At age three, I was fitted for my first wheelchair—a bright yellow chair with a sign hanging above the handles that read: “Fragile! Handle With Care!” I could still walk on occasion, but every attempt ended in another broken leg. My arms were strong, my wheelchair gave me freedom, and my parents never hesitated to find ways to keep me mobile. That chair allowed me to keep up with friends, attend school, work, and participate fully in life, as long as accessibility allowed.

Three was also the year I started school. In the late 1980s, my parents chose a school for children with physical disabilities. Today, many parents advocate tirelessly for inclusion in mainstream schools, and I strongly believe integration is essential. But for me, those 11 years at a segregated school were invaluable. Surrounded by disabled peers, I learned to live independently with my condition. I discovered wheelchair sports, accessible recreation programs, adaptive transportation, and innovative assistive technology. I learned practical skills—climbing onto countertops, carrying books, navigating curbs—but also confidence, compassion, and humility. That foundation carried me through high school, university, graduate school, and into my career. It gave me disability pride and taught me to recognize and resist ableism—the prejudice and assumptions society often imposes on disabled people.

After university, I pursued graduate studies in communication sciences and disorders. Growing up navigating healthcare systems and rehabilitation services, it felt natural to choose a career in helping others. My parents set high expectations, believing in my potential while understanding challenges. While some careers, like orthopedic surgery, would have presented barriers, speech-language pathology was a perfect fit. I could provide compassionate care, work in healthcare, and engage fully using my skills.

Even so, the journey wasn’t without obstacles. During my Master’s program, I was denied clinical placements after disclosing my disability. Assumptions about my abilities were made without conversation or evaluation. Like many disabled people, I had to work harder to prove my competence. I graduated in 2010 and am now celebrating over a decade as a speech-language pathologist at an inpatient rehabilitation center, helping patients recover from strokes. My experience as a patient informs my work—I understand vulnerability, patience, and the importance of collaboration.

In 2013, I married my husband, Mark, whom I met online in 2006, back when internet dating was still considered unusual. We chatted for a month before meeting, and only then did I disclose my wheelchair use. He admits he didn’t fully believe it until he saw me sitting there! Many people struggle to reconcile disability with success, joy, or independence. Mark, thankfully, was willing to challenge his assumptions. He didn’t see past my disability—he embraced it as part of me. Together, we navigate life as equals, adventurers, and partners.

We love exploring the world. From making fresh pasta in Tuscany to bathing elephants in Thailand, watching lions on safari in Kenya, and hiking U.S. National Parks, we share adventures and laughter. I plan, research, and budget; he carries, lifts, and supports. Our goal? Visit 40 countries before turning 40.

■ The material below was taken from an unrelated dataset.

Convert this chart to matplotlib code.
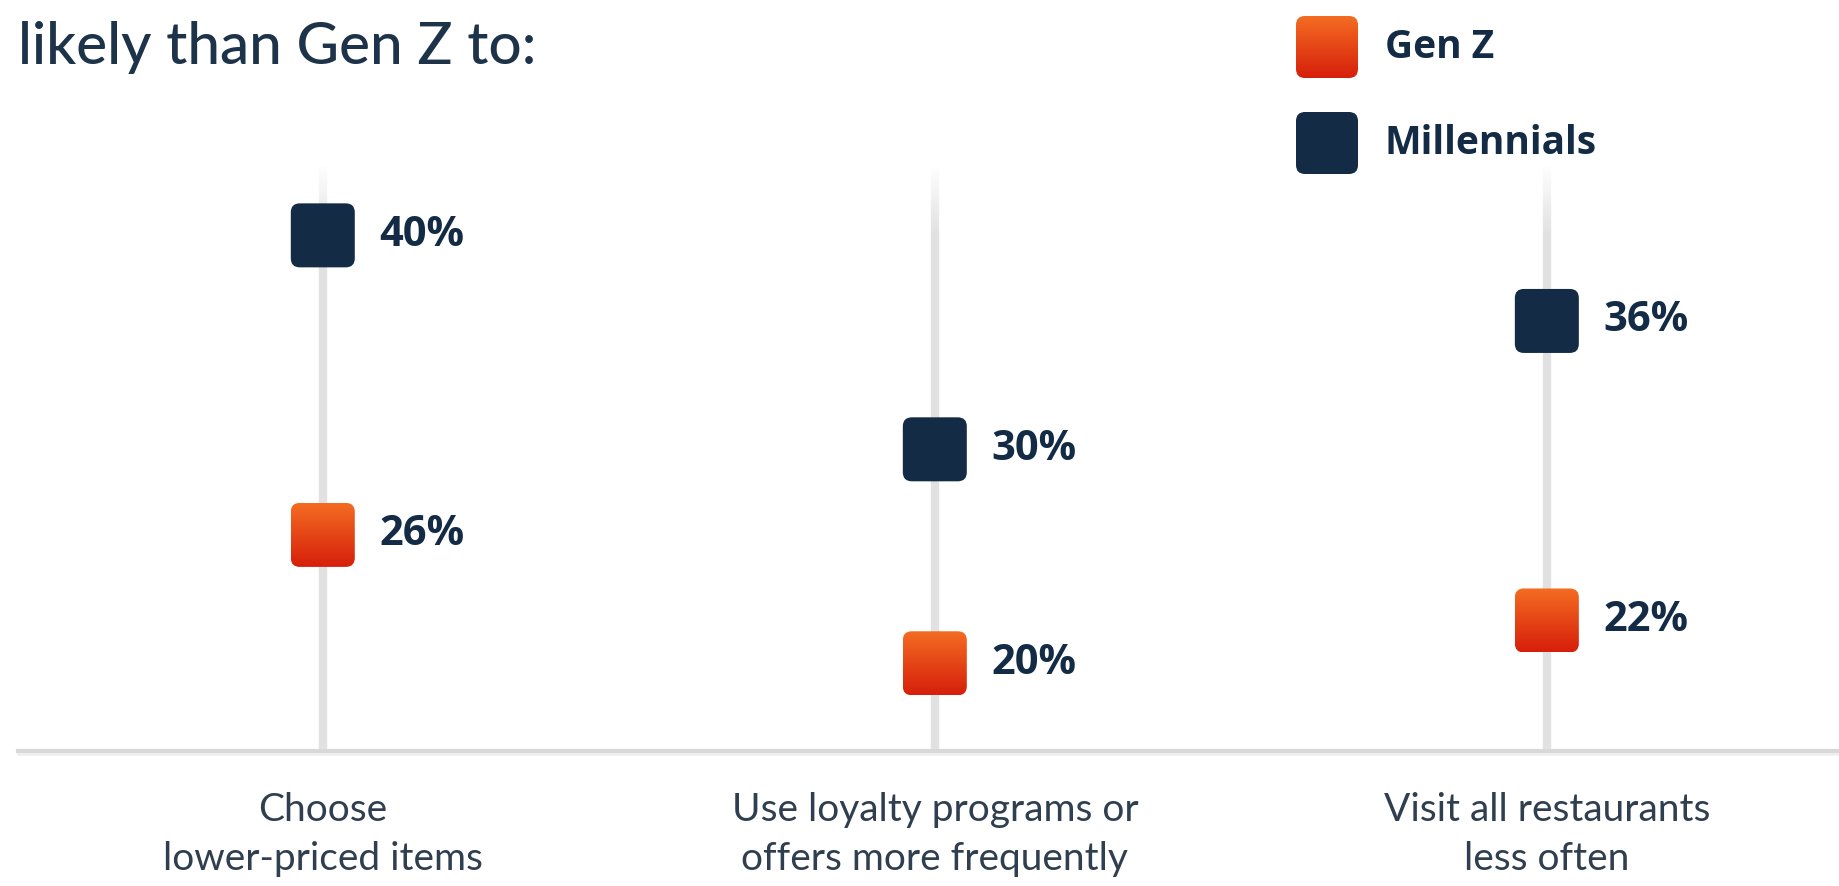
import matplotlib
matplotlib.use("Agg")
import matplotlib.pyplot as plt
import numpy as np
from matplotlib.patches import FancyBboxPatch
from matplotlib.transforms import ScaledTranslation
from matplotlib.colors import LinearSegmentedColormap, to_rgba
from matplotlib.collections import LineCollection

# data
categories = ["Choose\nlower-priced items",
              "Use loyalty programs or\noffers more frequently",
              "Visit all restaurants\nless often"]
gen_z = [26, 20, 22]
millennials = [40, 30, 36]
series = ["Gen Z", "Millennials"]

NAVY = "#132b45"
TEXT = "#1d3349"
genz_cmap = LinearSegmentedColormap.from_list("genz", ["#f46c22", "#d61f0b"])

plt.rcParams['font.family'] = ['Lato', 'DejaVu Sans']
WIDE = ['Open Sans', 'DejaVu Sans']

W, H = 1840, 886
fig = plt.figure(figsize=(W / 100, H / 100), dpi=100)
base_px = 751
ax = fig.add_axes([18 / W, 1 - base_px / H, 1 - 18 / W, base_px / H])
ax.axis('off')
XLIM = (-0.498, 2.479)
YLIM = (15.9, 51.0)


def rounded_square(center, kind, size=0.64, r=0.09):
    # size in inches, centred on a translation transform
    trans = fig.dpi_scale_trans + center
    box = FancyBboxPatch((-size / 2, -size / 2), size, size,
                         boxstyle=f"round,pad=0,rounding_size={r}",
                         transform=trans, facecolor=NAVY,
                         edgecolor='none', zorder=4)
    if kind == "Millennials":
        ax.add_patch(box)
    else:
        grad = np.linspace(0, 1, 100).reshape(-1, 1)
        im = ax.imshow(grad, cmap=genz_cmap, origin='upper', aspect='auto',
                       extent=(-size / 2, size / 2, -size / 2, size / 2),
                       transform=trans, zorder=4, interpolation='bilinear')
        im.set_clip_path(box)


x = np.arange(len(categories))

# faded vertical guide lines
xtrans = ax.get_xaxis_transform()
top_frac = (base_px - 165) / base_px
fade_frac = (base_px - 235) / base_px
for xi in x:
    ys = np.linspace(top_frac, fade_frac, 30)
    segs = [[(xi, ys[k]), (xi, ys[k + 1])] for k in range(len(ys) - 1)]
    cols = [to_rgba("#e1e1e1", a) for a in np.linspace(0.0, 1.0, len(segs))]
    ax.add_collection(LineCollection(segs, colors=cols, linewidths=6,
                                     transform=xtrans, zorder=1))
    ax.plot([xi, xi], [fade_frac, 0], color="#e1e1e1", lw=6,
            transform=xtrans, zorder=1, solid_capstyle='butt')

# baseline
yax = ax.get_yaxis_transform()
ax.plot([0, 1], [YLIM[0], YLIM[0]], color="#d8d8d8", lw=3, clip_on=False,
        zorder=2, transform=yax)
ax.plot([0, 1], [YLIM[0], YLIM[0]], color="#efefef", lw=2, clip_on=False, zorder=1,
        transform=yax + ScaledTranslation(0, -3 / 100, fig.dpi_scale_trans))

for name, vals in zip(series, [gen_z, millennials]):
    for xi, v in zip(x, vals):
        rounded_square(ScaledTranslation(xi, v, ax.transData), name)
        ax.annotate(f"{v}%", (xi, v), xytext=(40.5, 0), textcoords='offset points',
                    ha='left', va='center', fontsize=30, fontweight='bold',
                    family=WIDE, color=NAVY, zorder=5)

for xi, lab in zip(x, categories):
    ax.annotate(lab, (xi, 0), xycoords=('data', 'axes fraction'),
                xytext=(0, -60), textcoords='offset points',
                ha='center', va='center', fontsize=28, fontweight='normal',
                color="#2f3f50", linespacing=1.45, annotation_clip=False)

# legend
for name, py in zip(series, [47, 143]):
    c = ScaledTranslation(1327 / W, 1 - py / H, fig.transFigure)
    rounded_square(c, name, size=0.62)
    fig.text(1385 / W, 1 - py / H, name, ha='left', va='center', fontsize=28,
             fontweight='bold', family=WIDE, color=NAVY)

fig.text(18 / W, 1 - 64 / H, "likely than Gen Z to:", ha='left', va='baseline',
         fontsize=42, fontweight='medium', color=TEXT)

ax.set_xlim(*XLIM)
ax.set_ylim(*YLIM)

fig.savefig("out.png", dpi=100, facecolor='white')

I share my story to amplify the message that disability is not a limitation, nor something to overcome. My disability shapes who I am and has enriched my life in countless ways. What I overcome is not my body, but a world unprepared for it—a world of inaccessible spaces and persistent stereotypes. I don’t need pity; I need understanding, advocacy, and awareness. I hope people will learn from disabled voices, challenge assumptions, and embrace the truth that, as Stella Young said, “Disability does not make you exceptional, but questioning what you think you know about it, does.”